>> Start

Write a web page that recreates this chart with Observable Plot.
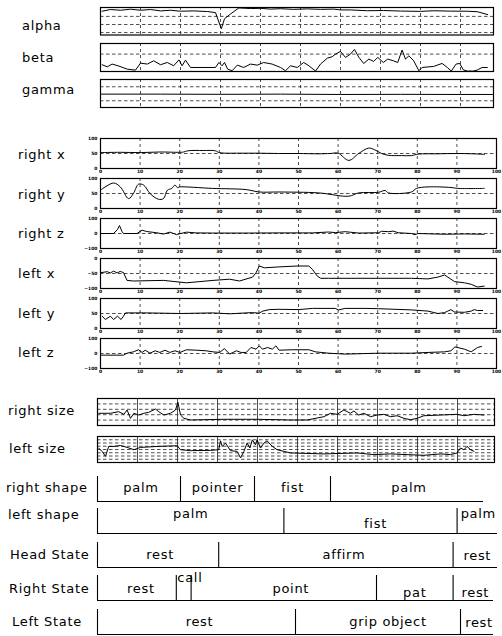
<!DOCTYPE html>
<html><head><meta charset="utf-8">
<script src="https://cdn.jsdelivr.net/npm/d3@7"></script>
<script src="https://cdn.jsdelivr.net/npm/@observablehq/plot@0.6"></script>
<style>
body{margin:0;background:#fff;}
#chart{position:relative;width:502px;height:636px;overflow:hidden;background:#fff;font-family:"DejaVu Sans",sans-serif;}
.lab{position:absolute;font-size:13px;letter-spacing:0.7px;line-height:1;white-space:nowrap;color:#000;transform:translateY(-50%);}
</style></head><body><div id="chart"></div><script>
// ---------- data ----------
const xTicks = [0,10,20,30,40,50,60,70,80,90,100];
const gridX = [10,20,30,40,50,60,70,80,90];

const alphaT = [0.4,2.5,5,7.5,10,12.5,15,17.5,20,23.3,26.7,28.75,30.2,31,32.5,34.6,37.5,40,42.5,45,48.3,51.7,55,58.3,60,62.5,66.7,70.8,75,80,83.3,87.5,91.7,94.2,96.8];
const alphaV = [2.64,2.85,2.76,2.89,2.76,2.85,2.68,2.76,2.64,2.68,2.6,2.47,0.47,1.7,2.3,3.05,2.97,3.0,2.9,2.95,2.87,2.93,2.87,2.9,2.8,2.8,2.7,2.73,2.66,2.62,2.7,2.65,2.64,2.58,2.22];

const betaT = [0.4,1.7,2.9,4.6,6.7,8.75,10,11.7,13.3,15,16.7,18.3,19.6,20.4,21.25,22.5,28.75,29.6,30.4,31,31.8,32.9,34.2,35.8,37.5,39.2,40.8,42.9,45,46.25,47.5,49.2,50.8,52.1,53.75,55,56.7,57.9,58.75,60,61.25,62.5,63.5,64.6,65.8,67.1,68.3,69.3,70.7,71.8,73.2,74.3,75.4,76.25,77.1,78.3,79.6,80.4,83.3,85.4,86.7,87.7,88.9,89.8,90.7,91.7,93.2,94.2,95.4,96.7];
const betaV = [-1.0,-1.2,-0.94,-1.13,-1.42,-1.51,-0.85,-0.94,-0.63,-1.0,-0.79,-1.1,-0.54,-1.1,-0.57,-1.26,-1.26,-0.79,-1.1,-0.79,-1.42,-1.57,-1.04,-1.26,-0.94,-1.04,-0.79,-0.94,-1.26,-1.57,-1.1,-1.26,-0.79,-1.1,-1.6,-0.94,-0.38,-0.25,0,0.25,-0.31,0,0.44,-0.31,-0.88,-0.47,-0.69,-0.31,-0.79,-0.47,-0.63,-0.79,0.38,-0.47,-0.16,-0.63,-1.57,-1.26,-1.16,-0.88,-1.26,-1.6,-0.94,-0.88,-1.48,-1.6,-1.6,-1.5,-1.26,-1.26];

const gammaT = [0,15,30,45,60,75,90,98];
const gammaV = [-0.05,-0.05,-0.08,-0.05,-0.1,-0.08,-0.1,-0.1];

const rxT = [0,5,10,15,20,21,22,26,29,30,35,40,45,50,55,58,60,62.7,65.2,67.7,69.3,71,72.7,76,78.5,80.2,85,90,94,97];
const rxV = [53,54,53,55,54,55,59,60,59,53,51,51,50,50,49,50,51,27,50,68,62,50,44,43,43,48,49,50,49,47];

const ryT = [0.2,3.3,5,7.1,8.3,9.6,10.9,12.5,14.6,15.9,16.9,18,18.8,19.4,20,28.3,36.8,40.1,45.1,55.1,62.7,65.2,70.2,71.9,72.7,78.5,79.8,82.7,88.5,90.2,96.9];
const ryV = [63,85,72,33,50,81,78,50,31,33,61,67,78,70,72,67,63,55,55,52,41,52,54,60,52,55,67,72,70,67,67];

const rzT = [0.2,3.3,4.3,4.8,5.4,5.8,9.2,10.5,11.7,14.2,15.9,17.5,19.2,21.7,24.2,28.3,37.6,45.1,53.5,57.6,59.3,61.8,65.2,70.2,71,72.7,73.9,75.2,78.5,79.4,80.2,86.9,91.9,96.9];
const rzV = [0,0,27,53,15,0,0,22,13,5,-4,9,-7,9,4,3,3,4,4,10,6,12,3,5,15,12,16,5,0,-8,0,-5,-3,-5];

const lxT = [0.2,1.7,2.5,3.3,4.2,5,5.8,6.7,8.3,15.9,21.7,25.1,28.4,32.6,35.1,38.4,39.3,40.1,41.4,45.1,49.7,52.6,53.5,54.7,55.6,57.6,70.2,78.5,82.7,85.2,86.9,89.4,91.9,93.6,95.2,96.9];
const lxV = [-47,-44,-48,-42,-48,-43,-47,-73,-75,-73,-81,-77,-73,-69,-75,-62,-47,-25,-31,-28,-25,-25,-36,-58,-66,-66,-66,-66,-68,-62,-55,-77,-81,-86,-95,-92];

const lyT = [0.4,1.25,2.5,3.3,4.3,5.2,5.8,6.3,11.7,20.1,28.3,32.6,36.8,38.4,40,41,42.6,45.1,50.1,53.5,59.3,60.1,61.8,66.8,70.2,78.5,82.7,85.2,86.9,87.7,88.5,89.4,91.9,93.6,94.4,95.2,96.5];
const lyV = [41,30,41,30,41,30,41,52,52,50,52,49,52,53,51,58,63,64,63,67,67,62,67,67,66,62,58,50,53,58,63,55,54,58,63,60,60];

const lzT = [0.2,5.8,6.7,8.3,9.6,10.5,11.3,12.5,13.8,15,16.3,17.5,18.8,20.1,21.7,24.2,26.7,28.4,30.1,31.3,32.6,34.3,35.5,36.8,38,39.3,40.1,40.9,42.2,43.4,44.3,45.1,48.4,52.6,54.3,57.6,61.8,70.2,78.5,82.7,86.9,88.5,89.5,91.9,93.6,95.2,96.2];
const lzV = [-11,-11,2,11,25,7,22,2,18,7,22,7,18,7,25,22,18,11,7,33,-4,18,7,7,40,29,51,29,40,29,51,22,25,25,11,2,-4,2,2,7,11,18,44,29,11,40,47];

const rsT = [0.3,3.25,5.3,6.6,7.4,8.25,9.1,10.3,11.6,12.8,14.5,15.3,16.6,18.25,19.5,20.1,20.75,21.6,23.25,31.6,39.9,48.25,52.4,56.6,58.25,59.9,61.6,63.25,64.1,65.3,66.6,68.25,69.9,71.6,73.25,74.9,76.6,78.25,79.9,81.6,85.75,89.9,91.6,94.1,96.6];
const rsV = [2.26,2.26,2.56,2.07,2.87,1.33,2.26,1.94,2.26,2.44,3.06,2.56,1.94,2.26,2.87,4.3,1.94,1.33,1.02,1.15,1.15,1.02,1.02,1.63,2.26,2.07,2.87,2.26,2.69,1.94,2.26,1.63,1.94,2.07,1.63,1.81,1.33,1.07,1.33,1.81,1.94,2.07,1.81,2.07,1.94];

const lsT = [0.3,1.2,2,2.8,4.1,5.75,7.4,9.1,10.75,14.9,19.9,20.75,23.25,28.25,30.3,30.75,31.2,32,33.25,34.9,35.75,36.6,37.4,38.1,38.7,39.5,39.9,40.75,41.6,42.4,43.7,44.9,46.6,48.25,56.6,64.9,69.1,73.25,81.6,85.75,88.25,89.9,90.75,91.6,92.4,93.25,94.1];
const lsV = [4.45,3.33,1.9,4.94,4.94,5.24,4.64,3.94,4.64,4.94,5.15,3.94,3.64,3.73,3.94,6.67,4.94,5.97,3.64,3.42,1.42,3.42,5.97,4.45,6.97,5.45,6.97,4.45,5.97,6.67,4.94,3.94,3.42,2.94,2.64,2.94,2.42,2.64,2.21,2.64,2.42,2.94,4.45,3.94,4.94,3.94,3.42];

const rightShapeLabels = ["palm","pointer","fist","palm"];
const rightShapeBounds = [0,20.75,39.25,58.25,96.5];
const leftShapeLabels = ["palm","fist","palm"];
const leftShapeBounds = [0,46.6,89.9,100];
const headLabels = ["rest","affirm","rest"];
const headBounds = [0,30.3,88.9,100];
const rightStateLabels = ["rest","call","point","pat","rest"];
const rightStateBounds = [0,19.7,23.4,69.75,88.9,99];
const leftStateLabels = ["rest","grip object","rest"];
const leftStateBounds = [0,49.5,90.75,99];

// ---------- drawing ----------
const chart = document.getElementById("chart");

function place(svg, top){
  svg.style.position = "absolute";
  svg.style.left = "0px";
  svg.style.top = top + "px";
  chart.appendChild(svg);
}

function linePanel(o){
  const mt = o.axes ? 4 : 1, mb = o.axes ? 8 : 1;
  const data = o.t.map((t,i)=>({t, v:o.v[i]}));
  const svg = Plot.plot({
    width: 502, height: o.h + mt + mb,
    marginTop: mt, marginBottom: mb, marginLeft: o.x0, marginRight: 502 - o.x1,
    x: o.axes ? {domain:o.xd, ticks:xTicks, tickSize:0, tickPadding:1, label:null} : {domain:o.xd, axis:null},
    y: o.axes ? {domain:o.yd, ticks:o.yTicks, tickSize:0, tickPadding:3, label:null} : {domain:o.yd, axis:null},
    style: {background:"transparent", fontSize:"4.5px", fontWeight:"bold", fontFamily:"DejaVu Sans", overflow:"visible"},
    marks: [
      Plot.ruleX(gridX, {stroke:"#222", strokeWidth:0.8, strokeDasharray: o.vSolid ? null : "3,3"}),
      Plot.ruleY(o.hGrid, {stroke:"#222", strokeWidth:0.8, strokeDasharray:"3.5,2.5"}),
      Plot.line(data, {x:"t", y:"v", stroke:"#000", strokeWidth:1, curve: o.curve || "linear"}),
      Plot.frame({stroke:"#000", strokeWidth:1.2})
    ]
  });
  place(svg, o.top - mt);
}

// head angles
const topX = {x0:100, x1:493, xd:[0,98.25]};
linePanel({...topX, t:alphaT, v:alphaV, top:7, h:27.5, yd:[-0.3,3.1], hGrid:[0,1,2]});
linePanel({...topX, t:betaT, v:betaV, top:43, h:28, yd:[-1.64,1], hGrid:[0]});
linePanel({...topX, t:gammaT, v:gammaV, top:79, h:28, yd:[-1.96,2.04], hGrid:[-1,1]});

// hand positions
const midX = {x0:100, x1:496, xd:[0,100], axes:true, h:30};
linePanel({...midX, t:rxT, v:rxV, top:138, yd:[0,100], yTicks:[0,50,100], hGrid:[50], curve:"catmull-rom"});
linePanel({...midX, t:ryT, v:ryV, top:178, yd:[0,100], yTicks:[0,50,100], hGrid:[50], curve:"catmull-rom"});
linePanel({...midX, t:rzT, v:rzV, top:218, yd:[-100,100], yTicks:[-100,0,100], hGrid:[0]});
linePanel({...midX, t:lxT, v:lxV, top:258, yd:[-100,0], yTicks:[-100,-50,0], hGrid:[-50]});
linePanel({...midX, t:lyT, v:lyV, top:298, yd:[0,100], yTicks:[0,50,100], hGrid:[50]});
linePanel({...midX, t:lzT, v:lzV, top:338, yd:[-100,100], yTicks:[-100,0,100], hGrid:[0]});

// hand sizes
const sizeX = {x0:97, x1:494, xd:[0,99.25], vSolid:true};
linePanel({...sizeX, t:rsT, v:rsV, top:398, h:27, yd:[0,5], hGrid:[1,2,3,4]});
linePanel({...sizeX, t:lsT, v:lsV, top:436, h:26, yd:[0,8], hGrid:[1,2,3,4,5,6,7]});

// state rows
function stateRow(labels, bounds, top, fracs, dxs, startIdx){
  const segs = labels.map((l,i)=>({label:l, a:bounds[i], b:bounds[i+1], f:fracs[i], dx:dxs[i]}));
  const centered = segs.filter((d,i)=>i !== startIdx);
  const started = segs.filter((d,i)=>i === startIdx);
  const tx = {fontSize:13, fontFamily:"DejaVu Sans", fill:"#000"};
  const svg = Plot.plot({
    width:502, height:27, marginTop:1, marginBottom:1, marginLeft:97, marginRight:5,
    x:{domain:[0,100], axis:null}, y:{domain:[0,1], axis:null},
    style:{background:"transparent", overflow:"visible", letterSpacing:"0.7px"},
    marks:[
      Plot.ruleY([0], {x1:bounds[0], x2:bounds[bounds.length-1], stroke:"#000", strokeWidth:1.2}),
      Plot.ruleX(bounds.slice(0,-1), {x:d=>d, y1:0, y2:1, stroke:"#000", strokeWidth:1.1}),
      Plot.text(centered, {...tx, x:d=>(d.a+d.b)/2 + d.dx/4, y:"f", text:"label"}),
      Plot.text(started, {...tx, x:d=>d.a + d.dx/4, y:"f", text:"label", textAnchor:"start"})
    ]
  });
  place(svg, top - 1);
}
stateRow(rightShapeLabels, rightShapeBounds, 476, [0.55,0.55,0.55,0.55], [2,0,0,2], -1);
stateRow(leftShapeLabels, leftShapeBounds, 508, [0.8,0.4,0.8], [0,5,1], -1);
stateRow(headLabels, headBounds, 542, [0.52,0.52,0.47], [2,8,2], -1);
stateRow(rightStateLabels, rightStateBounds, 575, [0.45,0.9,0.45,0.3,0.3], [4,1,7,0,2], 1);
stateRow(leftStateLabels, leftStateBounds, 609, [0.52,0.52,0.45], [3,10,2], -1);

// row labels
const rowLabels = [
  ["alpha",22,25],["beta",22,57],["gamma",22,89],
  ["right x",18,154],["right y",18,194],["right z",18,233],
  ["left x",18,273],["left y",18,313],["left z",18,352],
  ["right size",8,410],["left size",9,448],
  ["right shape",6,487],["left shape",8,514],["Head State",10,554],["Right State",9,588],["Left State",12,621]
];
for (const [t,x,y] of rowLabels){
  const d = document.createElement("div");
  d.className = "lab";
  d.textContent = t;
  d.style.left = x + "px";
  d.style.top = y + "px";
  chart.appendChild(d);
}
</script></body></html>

>> End

What to work on.
Go through the listing above and pull out each line containing the word "chart".

In response.
Write a web page that recreates this chart with Observable Plot.
#chart{position:relative;width:502px;height:636px;overflow:hidden;background:#fff;font-family:"DejaVu Sans",sans-serif;}
</style></head><body><div id="chart"></div><script>
const chart = document.getElementById("chart");
  chart.appendChild(svg);
  chart.appendChild(d);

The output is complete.